>> Begin STORED DATA

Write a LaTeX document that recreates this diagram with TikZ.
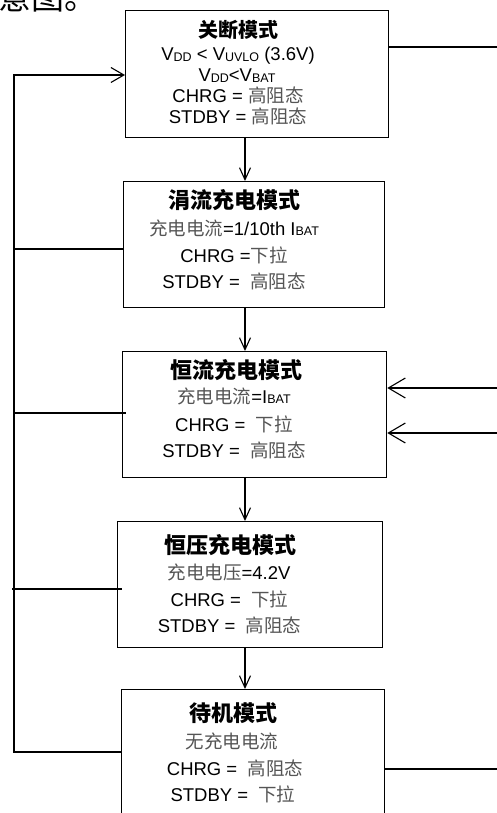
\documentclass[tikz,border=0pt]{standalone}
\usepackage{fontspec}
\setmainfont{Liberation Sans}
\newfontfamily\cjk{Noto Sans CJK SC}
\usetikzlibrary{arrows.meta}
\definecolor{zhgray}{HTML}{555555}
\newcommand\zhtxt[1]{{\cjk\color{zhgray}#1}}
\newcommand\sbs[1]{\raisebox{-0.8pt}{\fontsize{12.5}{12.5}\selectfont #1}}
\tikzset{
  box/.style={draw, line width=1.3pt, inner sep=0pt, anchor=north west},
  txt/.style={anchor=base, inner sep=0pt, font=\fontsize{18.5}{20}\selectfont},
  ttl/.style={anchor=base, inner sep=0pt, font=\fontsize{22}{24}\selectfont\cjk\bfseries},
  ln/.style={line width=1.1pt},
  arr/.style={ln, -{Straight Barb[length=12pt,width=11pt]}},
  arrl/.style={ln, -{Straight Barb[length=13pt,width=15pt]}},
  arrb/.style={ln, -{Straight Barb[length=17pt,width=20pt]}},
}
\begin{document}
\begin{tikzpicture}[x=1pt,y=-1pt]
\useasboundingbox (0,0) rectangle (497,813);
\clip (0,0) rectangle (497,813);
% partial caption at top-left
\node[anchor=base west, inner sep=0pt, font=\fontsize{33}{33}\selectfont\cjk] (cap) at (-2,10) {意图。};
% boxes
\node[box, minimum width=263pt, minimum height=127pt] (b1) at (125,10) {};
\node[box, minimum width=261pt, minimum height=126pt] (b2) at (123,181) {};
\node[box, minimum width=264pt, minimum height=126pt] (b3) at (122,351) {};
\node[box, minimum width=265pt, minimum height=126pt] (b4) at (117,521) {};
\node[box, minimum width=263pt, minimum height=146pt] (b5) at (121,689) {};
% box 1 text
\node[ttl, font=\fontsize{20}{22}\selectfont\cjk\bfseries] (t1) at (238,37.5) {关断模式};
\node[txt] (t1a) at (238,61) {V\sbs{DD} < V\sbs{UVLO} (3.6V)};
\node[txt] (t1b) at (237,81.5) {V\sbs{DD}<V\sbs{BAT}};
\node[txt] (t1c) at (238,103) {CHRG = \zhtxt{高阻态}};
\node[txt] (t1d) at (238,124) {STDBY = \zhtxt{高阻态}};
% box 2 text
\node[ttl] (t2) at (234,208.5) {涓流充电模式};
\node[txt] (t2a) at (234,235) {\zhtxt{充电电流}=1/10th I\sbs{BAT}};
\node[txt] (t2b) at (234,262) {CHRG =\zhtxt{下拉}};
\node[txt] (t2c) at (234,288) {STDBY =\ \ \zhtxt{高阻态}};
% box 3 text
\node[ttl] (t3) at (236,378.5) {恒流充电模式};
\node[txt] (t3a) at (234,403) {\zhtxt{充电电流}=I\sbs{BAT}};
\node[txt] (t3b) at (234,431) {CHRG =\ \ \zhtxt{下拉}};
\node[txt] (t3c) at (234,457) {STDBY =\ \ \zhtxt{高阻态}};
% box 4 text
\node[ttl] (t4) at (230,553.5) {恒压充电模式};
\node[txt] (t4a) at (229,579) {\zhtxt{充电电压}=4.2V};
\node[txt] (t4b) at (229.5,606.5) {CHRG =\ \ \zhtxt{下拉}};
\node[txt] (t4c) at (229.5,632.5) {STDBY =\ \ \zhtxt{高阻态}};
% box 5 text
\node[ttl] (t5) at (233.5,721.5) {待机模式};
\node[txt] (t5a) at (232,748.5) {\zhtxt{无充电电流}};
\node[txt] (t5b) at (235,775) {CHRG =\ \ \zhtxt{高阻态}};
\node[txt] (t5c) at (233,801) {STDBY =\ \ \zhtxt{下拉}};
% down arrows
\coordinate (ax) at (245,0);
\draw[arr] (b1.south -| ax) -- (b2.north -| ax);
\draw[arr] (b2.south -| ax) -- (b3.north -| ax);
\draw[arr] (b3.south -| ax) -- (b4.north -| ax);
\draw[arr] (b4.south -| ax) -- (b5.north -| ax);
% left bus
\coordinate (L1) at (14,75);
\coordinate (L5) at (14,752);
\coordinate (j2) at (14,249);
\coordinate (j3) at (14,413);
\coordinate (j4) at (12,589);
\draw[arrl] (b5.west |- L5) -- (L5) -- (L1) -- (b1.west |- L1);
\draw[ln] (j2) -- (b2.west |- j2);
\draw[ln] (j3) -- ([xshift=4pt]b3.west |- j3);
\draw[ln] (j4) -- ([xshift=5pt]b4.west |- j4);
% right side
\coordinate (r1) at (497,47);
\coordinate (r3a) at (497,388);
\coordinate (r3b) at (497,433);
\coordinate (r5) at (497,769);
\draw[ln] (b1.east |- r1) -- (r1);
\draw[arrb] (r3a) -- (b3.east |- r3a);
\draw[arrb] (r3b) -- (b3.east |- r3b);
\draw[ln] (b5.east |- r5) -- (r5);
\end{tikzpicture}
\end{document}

>> End STORED DATA

_GIVEN TASK_
Reproduce the material above in full and without alteration, but skip all pictures.

_RESULT OF THIS TASK_
Write a LaTeX document that recreates this diagram with TikZ.
\documentclass[tikz,border=0pt]{standalone}
\usepackage{fontspec}
\setmainfont{Liberation Sans}
\newfontfamily\cjk{Noto Sans CJK SC}
\usetikzlibrary{arrows.meta}
\definecolor{zhgray}{HTML}{555555}
\newcommand\zhtxt[1]{{\cjk\color{zhgray}#1}}
\newcommand\sbs[1]{\raisebox{-0.8pt}{\fontsize{12.5}{12.5}\selectfont #1}}
\tikzset{
  box/.style={draw, line width=1.3pt, inner sep=0pt, anchor=north west},
  txt/.style={anchor=base, inner sep=0pt, font=\fontsize{18.5}{20}\selectfont},
  ttl/.style={anchor=base, inner sep=0pt, font=\fontsize{22}{24}\selectfont\cjk\bfseries},
  ln/.style={line width=1.1pt},
  arr/.style={ln, -{Straight Barb[length=12pt,width=11pt]}},
  arrl/.style={ln, -{Straight Barb[length=13pt,width=15pt]}},
  arrb/.style={ln, -{Straight Barb[length=17pt,width=20pt]}},
}
\begin{document}
\begin{tikzpicture}[x=1pt,y=-1pt]
\useasboundingbox (0,0) rectangle (497,813);
\clip (0,0) rectangle (497,813);
% partial caption at top-left
\node[anchor=base west, inner sep=0pt, font=\fontsize{33}{33}\selectfont\cjk] (cap) at (-2,10) {意图。};
% boxes
\node[box, minimum width=263pt, minimum height=127pt] (b1) at (125,10) {};
\node[box, minimum width=261pt, minimum height=126pt] (b2) at (123,181) {};
\node[box, minimum width=264pt, minimum height=126pt] (b3) at (122,351) {};
\node[box, minimum width=265pt, minimum height=126pt] (b4) at (117,521) {};
\node[box, minimum width=263pt, minimum height=146pt] (b5) at (121,689) {};
% box 1 text
\node[ttl, font=\fontsize{20}{22}\selectfont\cjk\bfseries] (t1) at (238,37.5) {关断模式};
\node[txt] (t1a) at (238,61) {V\sbs{DD} < V\sbs{UVLO} (3.6V)};
\node[txt] (t1b) at (237,81.5) {V\sbs{DD}<V\sbs{BAT}};
\node[txt] (t1c) at (238,103) {CHRG = \zhtxt{高阻态}};
\node[txt] (t1d) at (238,124) {STDBY = \zhtxt{高阻态}};
% box 2 text
\node[ttl] (t2) at (234,208.5) {涓流充电模式};
\node[txt] (t2a) at (234,235) {\zhtxt{充电电流}=1/10th I\sbs{BAT}};
\node[txt] (t2b) at (234,262) {CHRG =\zhtxt{下拉}};
\node[txt] (t2c) at (234,288) {STDBY =\ \ \zhtxt{高阻态}};
% box 3 text
\node[ttl] (t3) at (236,378.5) {恒流充电模式};
\node[txt] (t3a) at (234,403) {\zhtxt{充电电流}=I\sbs{BAT}};
\node[txt] (t3b) at (234,431) {CHRG =\ \ \zhtxt{下拉}};
\node[txt] (t3c) at (234,457) {STDBY =\ \ \zhtxt{高阻态}};
% box 4 text
\node[ttl] (t4) at (230,553.5) {恒压充电模式};
\node[txt] (t4a) at (229,579) {\zhtxt{充电电压}=4.2V};
\node[txt] (t4b) at (229.5,606.5) {CHRG =\ \ \zhtxt{下拉}};
\node[txt] (t4c) at (229.5,632.5) {STDBY =\ \ \zhtxt{高阻态}};
% box 5 text
\node[ttl] (t5) at (233.5,721.5) {待机模式};
\node[txt] (t5a) at (232,748.5) {\zhtxt{无充电电流}};
\node[txt] (t5b) at (235,775) {CHRG =\ \ \zhtxt{高阻态}};
\node[txt] (t5c) at (233,801) {STDBY =\ \ \zhtxt{下拉}};
% down arrows
\coordinate (ax) at (245,0);
\draw[arr] (b1.south -| ax) -- (b2.north -| ax);
\draw[arr] (b2.south -| ax) -- (b3.north -| ax);
\draw[arr] (b3.south -| ax) -- (b4.north -| ax);
\draw[arr] (b4.south -| ax) -- (b5.north -| ax);
% left bus
\coordinate (L1) at (14,75);
\coordinate (L5) at (14,752);
\coordinate (j2) at (14,249);
\coordinate (j3) at (14,413);
\coordinate (j4) at (12,589);
\draw[arrl] (b5.west |- L5) -- (L5) -- (L1) -- (b1.west |- L1);
\draw[ln] (j2) -- (b2.west |- j2);
\draw[ln] (j3) -- ([xshift=4pt]b3.west |- j3);
\draw[ln] (j4) -- ([xshift=5pt]b4.west |- j4);
% right side
\coordinate (r1) at (497,47);
\coordinate (r3a) at (497,388);
\coordinate (r3b) at (497,433);
\coordinate (r5) at (497,769);
\draw[ln] (b1.east |- r1) -- (r1);
\draw[arrb] (r3a) -- (b3.east |- r3a);
\draw[arrb] (r3b) -- (b3.east |- r3b);
\draw[ln] (b5.east |- r5) -- (r5);
\end{tikzpicture}
\end{document}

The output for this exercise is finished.